Good morning, all. If you’ve not read the comments on yesterday’s post, might I suggest you do so? From Parisian ducks and the red-legged partridges of Portpatrick, to the sometimes-silent parrots of Buenos Aires, Australian pelicans, the egrets of North California, and the hummingbirds of Tennesee, Arizona or Texas, it was wonderful to read your litany of birdlife from all around the world. On this morning’s walk (which was very still and cold) I was excited to hear a couple of loudly drumming woodpeckers – one east, one west – competitively staking out their territory.

My post today covers a completely different subject: belt clasps and buckles, about which we’ve had quite a few enquiries since discussing the inkle woven belts I’ve been wearing with my Land o’Cakes and Coofle sweaters. I thought I’d show you a few examples of the buckles I have in my stash, the majority of which are very easy to find on marketplace sites like eBay or Etsy. Some of you seem to be having difficulty in finding such findings (ahem), but figuring out their nomenclature, having a sense of the required measurement in mm, and knowing the correct search terms to use, can make a big difference to pinpointing exactly what you are looking for.

I’ve found that this type of useful belt fastening, for example, goes by the name of “quick-release clasp” or “quick-release buckle”. You can find the plastic kind in different colours, or there’s also various types of metalic finish.

I think the heavy brass clasps (which can be found surprisingly inexpensively) are particularly pleasing.
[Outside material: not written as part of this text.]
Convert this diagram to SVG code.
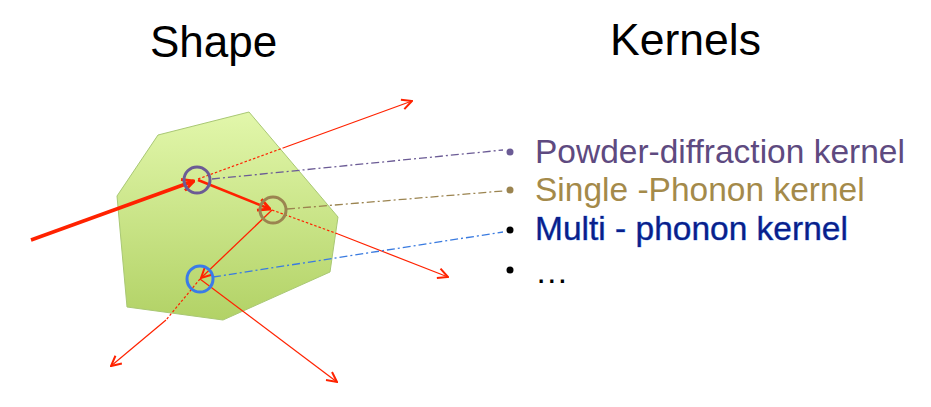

Another option to fasten a belt is with a ‘D ring’ (bottom) and ‘webbing sliders’ (top) also come in useful for fastening and adjusting straps and belts.

The wooden clasp above is a vintage item that’s been hanging about my button box for a few years, waiting for a project. As a child of the ’70s I’d think of it as an ‘S belt’ or ‘snake belt’, but I’ve noticed that various marketplace sites describe such fastenings as a ‘cinch clasp’ (I used this term to find the nifty metal fastening below)

So there are certainly a lot of different options for finishing and fastening your hand-woven belts – all fairly easy to source online.

. . . it’s nice to finish a belt nicely, and I’ve found it interesting to explore the different ways in which I might do so.

I’m going to weave another belt this afternoon. What have you got planned?